「変革」と「グローバル」を柱に 成長を続けるマインドセットを醸成 鮫島 光氏 テルモ 代表取締役社長CEO

100年を超える歴史を持つ大手医療機器メーカー、テルモ。
成長を続ける同社に欠かせないのが、世界3万人を超えるアソシエイト(社員)である。
同社では、どのような戦略を描き、人財の能力を引き出しているのか。
2024年に代表取締役社長CEOに就任した鮫島光氏に話を聞いた。
[取材・文]=村上 敬 [写真]=山下裕之

キーワードは「変革」と「グローバル」
―― 2021年に創立100周年を迎えられました。業績も好調で、2025年3月期は初めて連結売上高が1兆円を超える見込みとのことです。さらに成長するための戦略を教えてください。
鮫島光氏(以下、敬称略)
テルモは「医療を通じて社会に貢献する」という企業理念や、Respect(尊重)、Integrity(誠実)、Care(ケア)、Quality(品質)、Creativity(創造力)といった5つのコアバリューズを大切にしています。それをベースに置いたうえで、中長期的なゴールとして、グローバルでトップティアカンパニーになることを目指しています。
トップティアとは、単に売り上げの大きさだけを指すのではありません。医療従事者や患者さんに信頼され、医療の発展や患者さんのQOL向上に貢献するという意味も含まれています。

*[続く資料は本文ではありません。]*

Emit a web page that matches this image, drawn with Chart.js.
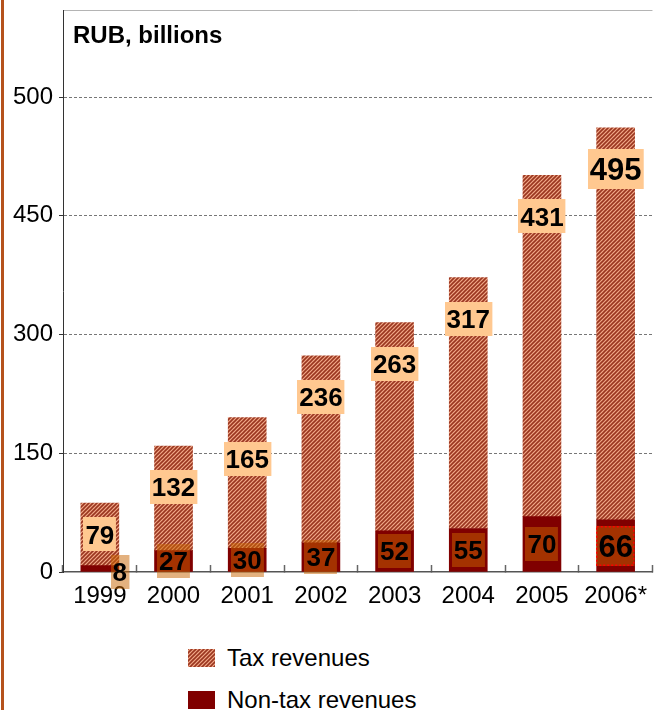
<!DOCTYPE html>
<html>
<head>
<meta charset="utf-8">
<script src="https://cdn.jsdelivr.net/npm/chart.js@4/dist/chart.umd.min.js"></script>
<style>
  html, body { margin: 0; padding: 0; background: #fff; width: 664px; height: 710px; overflow: hidden; }
  #edge { position: absolute; left: 1px; top: 0; width: 3px; height: 710px; background: #b5521c; }
  #plot { position: absolute; left: 0; top: 0; width: 664px; height: 625px; }
  #legend { position: absolute; left: 188px; top: 0; font-family: "Liberation Sans", Arial, sans-serif; font-size: 24px; color: #000; }
  .item { position: absolute; left: 0; display: flex; align-items: center; height: 26px; white-space: nowrap; }
  .item canvas { display: block; width: 27px; height: 18px; margin-right: 12px; }
</style>
</head>
<body>
<div id="edge"></div>
<div id="plot"><canvas id="chart"></canvas></div>
<div id="legend"></div>
<script>
// Federal budget revenues by year, RUB billions
const years = ['1999', '2000', '2001', '2002', '2003', '2004', '2005', '2006*'];
const taxRevenue = [79, 132, 165, 236, 263, 317, 431, 495];
const nonTaxRevenue = [8, 27, 30, 37, 52, 55, 70, 66];

// value axis: gridline positions and the labels printed beside them
const yTickValues = [0, 150, 300, 450, 600];
const yTickLabels = ['0', '150', '300', '450', '500'];
const yMax = 710;

const FONT = '"Liberation Sans", Arial, sans-serif';
const HATCH_DARK = '#9a3620';
const HATCH_LIGHT = '#f0a888';
const NONTAX_COLOR = '#800000';

function makeHatch(ctx) {
  const c = document.createElement('canvas');
  c.width = c.height = 4;
  const g = c.getContext('2d');
  g.fillStyle = HATCH_LIGHT;
  g.fillRect(0, 0, 4, 4);
  g.strokeStyle = HATCH_DARK;
  g.lineWidth = 1.6;
  g.beginPath();
  g.moveTo(-1, 5); g.lineTo(5, -1);
  g.moveTo(-1, 1); g.lineTo(1, -1);
  g.moveTo(3, 5); g.lineTo(5, 3);
  g.stroke();
  return ctx.createPattern(c, 'repeat');
}

const canvas = document.getElementById('chart');
const hatch = makeHatch(canvas.getContext('2d'));

function drawTag(ctx, text, cx, cy, size, fill, outline) {
  ctx.font = 'bold ' + size + 'px ' + FONT;
  const w = ctx.measureText(text).width + 4;
  const h = Math.round(size * 1.3);
  const x = Math.round(cx - w / 2), y = Math.round(cy - h / 2);
  ctx.fillStyle = fill;
  ctx.fillRect(x, y, w, h);
  if (outline) {
    ctx.save();
    ctx.strokeStyle = outline;
    ctx.lineWidth = 1.5;
    ctx.setLineDash([2, 2]);
    ctx.strokeRect(x + 0.75, y + 0.75, w - 1.5, h - 1.5);
    ctx.restore();
  }
  ctx.fillStyle = '#000';
  ctx.textAlign = 'center';
  ctx.textBaseline = 'alphabetic';
  ctx.fillText(text, cx, cy + size * 0.716 / 2);
}

// value tags on each bar segment, plus the unit caption
const valueTags = {
  id: 'valueTags',
  afterDatasetsDraw(chart) {
    const ctx = chart.ctx;
    const nonMeta = chart.getDatasetMeta(0);
    const taxMeta = chart.getDatasetMeta(1);
    const last = years.length - 1;
    ctx.save();
    years.forEach((yr, i) => {
      const size = i === last ? 31 : 26;
      const t = taxMeta.data[i];
      const tTop = Math.min(t.y, t.base), tBot = Math.max(t.y, t.base);
      const ty = Math.min(tTop + 41, (tTop + tBot) / 2);
      drawTag(ctx, String(taxRevenue[i]), t.x, ty, size, '#ffc890', null);

      const n = nonMeta.data[i];
      const nTop = Math.min(n.y, n.base), nBot = Math.max(n.y, n.base);
      let nx = n.x, ny = (nTop + nBot) / 2;
      if (nBot - nTop < 20) { nx += 20; ny = nBot; }
      drawTag(ctx, String(nonTaxRevenue[i]), nx, ny, size, 'rgba(200,100,0,0.5)', i === last ? '#ff0000' : null);
    });
    ctx.restore();
  },
  afterDraw(chart) {
    const ctx = chart.ctx;
    ctx.save();
    ctx.font = 'bold 24px ' + FONT;
    ctx.fillStyle = '#000';
    ctx.textAlign = 'left';
    ctx.textBaseline = 'alphabetic';
    ctx.fillText('RUB, billions', chart.chartArea.left + 10, 43);
    ctx.restore();
  }
};

const chart = new Chart(canvas, {
  type: 'bar',
  data: {
    labels: years,
    datasets: [
      { label: 'Non-tax revenues', data: nonTaxRevenue, backgroundColor: NONTAX_COLOR, borderWidth: 0 },
      { label: 'Tax revenues', data: taxRevenue, backgroundColor: hatch, borderWidth: 0 }
    ]
  },
  options: {
    responsive: true,
    maintainAspectRatio: false,
    animation: false,
    layout: { padding: { top: 10, left: 0, right: 0, bottom: 0 } },
    datasets: { bar: { barThickness: 38 } },
    plugins: { legend: { display: false }, tooltip: { enabled: false } },
    scales: {
      x: {
        stacked: true,
        offset: true,
        grid: { offset: true, drawOnChartArea: false, drawTicks: true, tickLength: -7, tickColor: '#666', tickWidth: 1.5 },
        border: { display: true, color: '#555', width: 1.5 },
        ticks: { color: '#000', font: { family: FONT, size: 24 }, padding: 17, maxRotation: 0, autoSkip: false },
        afterFit(scale) { scale.height = 53; }
      },
      y: {
        stacked: true,
        min: 0,
        max: yMax,
        afterBuildTicks(scale) {
          scale.ticks = yTickValues.concat([yMax]).map(v => ({ value: v }));
        },
        ticks: {
          color: '#000',
          font: { family: FONT, size: 24 },
          padding: 6,
          callback(v) {
            const k = yTickValues.indexOf(v);
            return k < 0 ? '' : yTickLabels[k];
          }
        },
        grid: {
          color: c => c.tick && c.tick.value === yMax ? '#b4b4b4' : (c.tick && c.tick.value === 0 ? 'rgba(0,0,0,0)' : '#777'),
          lineWidth: 1,
          tickLength: 4,
          tickColor: c => c.tick && c.tick.value === yMax ? 'rgba(0,0,0,0)' : '#333'
        },
        border: {
          display: true, color: '#333', width: 1,
          dash: c => c.tick && c.tick.value === yMax ? [] : [3, 2]
        },
        afterFit(scale) { scale.width = 63; scale.paddingTop = 0; scale.paddingBottom = 0; }
      }
    }
  },
  plugins: [valueTags]
});

// legend below the plot, tax first
const legend = document.getElementById('legend');
[chart.data.datasets[1], chart.data.datasets[0]].forEach((ds, i) => {
  const row = document.createElement('div');
  row.className = 'item';
  row.style.top = (645 + i * 42) + 'px';
  const sw = document.createElement('canvas');
  sw.width = 27; sw.height = 18;
  const g = sw.getContext('2d');
  g.fillStyle = ds === chart.data.datasets[1] ? makeHatch(g) : ds.backgroundColor;
  g.fillRect(0, 0, 27, 18);
  const label = document.createElement('span');
  label.textContent = ds.label;
  row.appendChild(sw);
  row.appendChild(label);
  legend.appendChild(row);
});
</script>
</body>
</html>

そのためには、これまでやってきたことを続けながら、大胆なプラスアルファを実行していく必要があります。たとえば強固で安定的なグローバルのオペレーションを構築したり、事業部門が市場に集中できるように生産性の高いシェアードサービス部門をつくることも大切です。これらが今私の頭の中にある成長のフレームワークです。
―― トップティアになるには、どのような組織や人財が必要だと思われますか。

鮫島
成長戦略から紡ぎ出されるキーワードは「変革」と「グローバル」の2つです。まず変革からお話ししましょう。

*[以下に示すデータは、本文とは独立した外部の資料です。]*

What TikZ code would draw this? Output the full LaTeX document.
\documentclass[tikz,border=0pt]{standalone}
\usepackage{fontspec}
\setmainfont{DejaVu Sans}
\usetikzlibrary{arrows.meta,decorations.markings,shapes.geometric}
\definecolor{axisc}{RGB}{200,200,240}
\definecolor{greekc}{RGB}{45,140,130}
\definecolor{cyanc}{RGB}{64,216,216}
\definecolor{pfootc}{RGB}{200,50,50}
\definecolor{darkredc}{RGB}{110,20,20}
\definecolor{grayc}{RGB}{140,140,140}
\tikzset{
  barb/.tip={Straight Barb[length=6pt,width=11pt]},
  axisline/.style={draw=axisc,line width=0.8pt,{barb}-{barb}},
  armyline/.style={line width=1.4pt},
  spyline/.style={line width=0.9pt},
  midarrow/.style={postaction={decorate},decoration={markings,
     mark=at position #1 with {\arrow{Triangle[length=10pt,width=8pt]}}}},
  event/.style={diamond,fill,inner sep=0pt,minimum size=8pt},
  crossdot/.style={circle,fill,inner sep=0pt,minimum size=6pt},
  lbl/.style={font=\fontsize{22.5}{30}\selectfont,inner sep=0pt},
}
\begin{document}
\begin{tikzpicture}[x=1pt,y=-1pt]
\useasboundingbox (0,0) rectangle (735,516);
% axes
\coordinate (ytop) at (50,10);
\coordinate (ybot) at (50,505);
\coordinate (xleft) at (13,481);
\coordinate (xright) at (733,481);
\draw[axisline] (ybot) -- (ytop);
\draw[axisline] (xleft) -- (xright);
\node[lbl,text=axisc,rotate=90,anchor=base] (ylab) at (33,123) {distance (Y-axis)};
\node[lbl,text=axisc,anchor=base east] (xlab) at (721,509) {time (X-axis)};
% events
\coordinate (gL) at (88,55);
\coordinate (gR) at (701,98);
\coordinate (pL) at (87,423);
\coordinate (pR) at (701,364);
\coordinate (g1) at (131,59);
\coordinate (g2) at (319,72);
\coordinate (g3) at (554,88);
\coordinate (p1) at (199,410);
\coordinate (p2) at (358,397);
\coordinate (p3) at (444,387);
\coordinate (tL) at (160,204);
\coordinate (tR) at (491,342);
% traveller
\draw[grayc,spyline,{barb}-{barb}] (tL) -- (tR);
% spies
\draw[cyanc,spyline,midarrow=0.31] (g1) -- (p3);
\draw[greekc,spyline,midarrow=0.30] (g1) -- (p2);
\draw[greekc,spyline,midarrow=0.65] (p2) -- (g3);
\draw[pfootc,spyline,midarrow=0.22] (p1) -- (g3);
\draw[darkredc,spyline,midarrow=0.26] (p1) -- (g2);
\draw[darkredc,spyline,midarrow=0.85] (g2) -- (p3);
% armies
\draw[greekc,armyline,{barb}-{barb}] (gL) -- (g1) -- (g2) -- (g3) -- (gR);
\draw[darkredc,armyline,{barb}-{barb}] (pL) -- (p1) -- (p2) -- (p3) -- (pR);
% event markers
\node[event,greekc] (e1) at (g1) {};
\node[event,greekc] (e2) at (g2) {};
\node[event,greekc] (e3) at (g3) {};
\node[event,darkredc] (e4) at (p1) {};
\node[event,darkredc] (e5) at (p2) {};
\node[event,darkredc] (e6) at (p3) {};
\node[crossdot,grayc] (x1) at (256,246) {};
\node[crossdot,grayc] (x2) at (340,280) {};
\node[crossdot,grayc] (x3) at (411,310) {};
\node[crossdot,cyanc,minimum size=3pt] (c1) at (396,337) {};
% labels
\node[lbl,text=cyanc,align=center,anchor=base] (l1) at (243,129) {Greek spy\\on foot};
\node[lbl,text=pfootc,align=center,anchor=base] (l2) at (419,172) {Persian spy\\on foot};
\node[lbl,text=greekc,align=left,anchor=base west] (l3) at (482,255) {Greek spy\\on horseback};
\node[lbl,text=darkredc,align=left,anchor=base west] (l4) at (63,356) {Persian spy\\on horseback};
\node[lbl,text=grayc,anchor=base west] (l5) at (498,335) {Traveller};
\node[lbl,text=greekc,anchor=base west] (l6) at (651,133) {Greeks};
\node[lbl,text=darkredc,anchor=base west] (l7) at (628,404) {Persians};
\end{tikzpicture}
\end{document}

テルモは様々なイノベーションを生み出しています。製品の薬事承認および販売状況は、国や地域により異なりますが、イノベーションの一例は、致死性の高い大動脈瘤や大動脈解離を治療するデバイス。治療には外科手術と、カテーテルを用いたステントグラフト内挿術、さらに二つを組み合わせた術式があります。大動脈の形は一人ひとり違うため、柔軟に術式を選べれば理想的です。ただ、以前はメーカーの都合で、選べる術式が限定されるケースがありました。テルモはそれらすべてに対応して、さらにデバイスを血管の形に合わせてカスタマイズできる製品を開発しました。これらの製品やサービスが評価され、24年にイギリス子会社バスクテック社は「英国王賞(企業部門)」をイノベーション部門で受賞しています。
他にも血糖管理のためのスマホアプリを開発するなどイノベーションには積極的ですが、トップティアになるためにはさらなるイノベーションが必要です。

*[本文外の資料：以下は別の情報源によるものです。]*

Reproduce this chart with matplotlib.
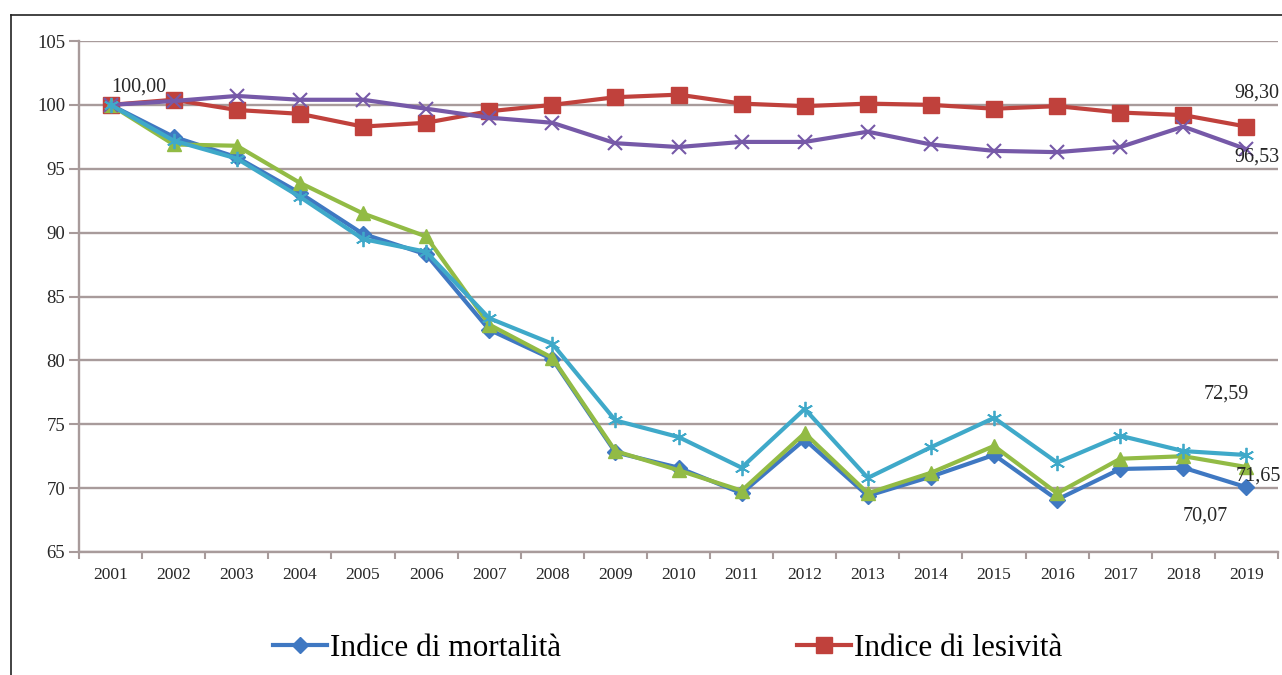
import matplotlib
matplotlib.use("Agg")
import matplotlib.pyplot as plt
from matplotlib.lines import Line2D
import numpy as np

years = ["2001", "2002", "2003", "2004", "2005", "2006", "2007", "2008", "2009", "2010",
         "2011", "2012", "2013", "2014", "2015", "2016", "2017", "2018", "2019"]

mortalita = [100.0, 97.5, 95.9, 93.1, 89.9, 88.3, 82.4, 80.1, 72.8, 71.6,
             69.6, 73.8, 69.4, 70.9, 72.6, 69.1, 71.5, 71.6, 70.07]
lesivita = [100.0, 100.4, 99.6, 99.3, 98.3, 98.6, 99.5, 100.0, 100.6, 100.8,
            100.1, 99.9, 100.1, 100.0, 99.7, 99.9, 99.4, 99.2, 98.30]
serie_verde = [100.0, 96.9, 96.8, 93.9, 91.5, 89.7, 82.8, 80.2, 72.9, 71.4,
               69.8, 74.3, 69.6, 71.2, 73.3, 69.6, 72.3, 72.5, 71.65]
serie_viola = [100.0, 100.3, 100.7, 100.4, 100.4, 99.7, 99.0, 98.6, 97.0, 96.7,
               97.1, 97.1, 97.9, 96.9, 96.4, 96.3, 96.7, 98.3, 96.53]
serie_azzurra = [100.0, 97.2, 95.8, 92.8, 89.5, 88.5, 83.3, 81.3, 75.3, 74.0,
                 71.6, 76.2, 70.8, 73.2, 75.5, 72.0, 74.1, 72.9, 72.59]

legend_labels = ["Indice di mortalità", "Indice di lesività"]
yticks = [65, 70, 75, 80, 85, 90, 95, 100, 105]

SERIF = ["Liberation Serif", "DejaVu Serif"]
plt.rcParams["font.family"] = SERIF

W, H = 1282, 675
fig = plt.figure(figsize=(W / 100, H / 100), dpi=100)
fig.patch.set_facecolor("white")

ax_l, ax_r, ax_t, ax_b = 79, 1278, 41, 552
ax = fig.add_axes([ax_l / W, 1 - ax_b / H, (ax_r - ax_l) / W, (ax_b - ax_t) / H])

x = np.arange(len(years))
gridc = "#a89b9b"
txtc = "#262626"

c_blue = "#3f78c2"
c_red = "#c0413c"
c_green = "#92bb45"
c_purple = "#7659a8"
c_cyan = "#3fa9c9"

lw = 3.0
ax.plot(x, mortalita, color=c_blue, lw=lw, marker="D", ms=8, mfc=c_blue, mec=c_blue, zorder=3)
ax.plot(x, lesivita, color=c_red, lw=lw, marker="s", ms=11.5, mfc=c_red, mec=c_red, zorder=4)
ax.plot(x, serie_verde, color=c_green, lw=lw, marker="^", ms=10, mfc=c_green, mec=c_green, zorder=5)
ax.plot(x, serie_viola, color=c_purple, lw=lw, marker="x", ms=10, mew=1.5, mec=c_purple, zorder=6)
ax.plot(x, serie_azzurra, color=c_cyan, lw=lw, marker=(6, 2, 0), ms=11, mew=1.3, mec=c_cyan, zorder=7)

ax.set_xlim(-0.5, len(years) - 0.5)
ax.set_ylim(65, 105)
ax.set_yticks(yticks)
ax.set_yticklabels([str(v) for v in yticks], fontsize=13.5, color=txtc)
ax.set_xticks(x)
ax.set_xticklabels(years, fontsize=12.5, color=txtc)
ax.set_xticks(np.arange(-0.5, len(years), 1.0), minor=True)
ax.tick_params(axis="x", which="major", length=0, pad=11)
ax.tick_params(axis="x", which="minor", length=5, width=1.5, color=gridc)
ax.tick_params(axis="y", length=7, width=1.5, color=gridc, pad=3)

ax.grid(axis="y", color=gridc, lw=1.7, zorder=0)
ax.set_axisbelow(True)
for s in ["top", "right"]:
    ax.spines[s].set_visible(False)
for s in ["left", "bottom"]:
    ax.spines[s].set_color(gridc)
    ax.spines[s].set_linewidth(1.7)

# data labels (px offsets converted to points)
def lab(xi, yi, txt, dx, dy, ha="center"):
    ax.annotate(txt, (xi, yi), xytext=(dx * 0.72, dy * 0.72), textcoords="offset points",
                ha=ha, va="center", fontsize=14.5, color=txtc, zorder=10)

n = len(years) - 1
lab(0, mortalita[0], "100,00", 28, 18)
lab(n, lesivita[n], "98,30", 10, 34)
lab(n, serie_viola[n], "96,53", 10, -8)
lab(n, serie_azzurra[n], "72,59", -20, 61)
lab(n, serie_verde[n], "71,65", 12, -9)
lab(n, mortalita[n], "70,07", -41, -29)

# legend
h1 = Line2D([], [], color=c_blue, lw=lw, marker="D", ms=8)
h2 = Line2D([], [], color=c_red, lw=lw, marker="s", ms=11)
fig.legend([h1, h2], legend_labels, loc="center left", bbox_to_anchor=(273 / W, 1 - 648 / H),
           ncol=2, frameon=False, fontsize=22.5, handlelength=1.72, handletextpad=0.1,
           columnspacing=7.55, borderpad=0, borderaxespad=0)

# outer frame (left and top only, cropped image)
fig.add_artist(Line2D([11 / W, 11 / W], [0, 1 - 15 / H], color="#222222", lw=1.2, transform=fig.transFigure))
fig.add_artist(Line2D([11 / W, 1], [1 - 15 / H, 1 - 15 / H], color="#222222", lw=1.2, transform=fig.transFigure))

fig.savefig("out.png", dpi=100, facecolor="white")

そこで2024年度にイノベーション担当役員を新設し、その役員のもとにイノベーションに関する機能を集約しました。R&Dはもちろんのこと、知的財産の管理部門、薬事承認を取る薬事部門、DXを担うデジタルソリューションセンター、さらにスタートアップに投資するCVCまで、1人の担当役員が束ねています。これまではレポートラインがばらばらでしたが、1人の役員が見る形になれば、イノベーションの創出をより加速できるはずです。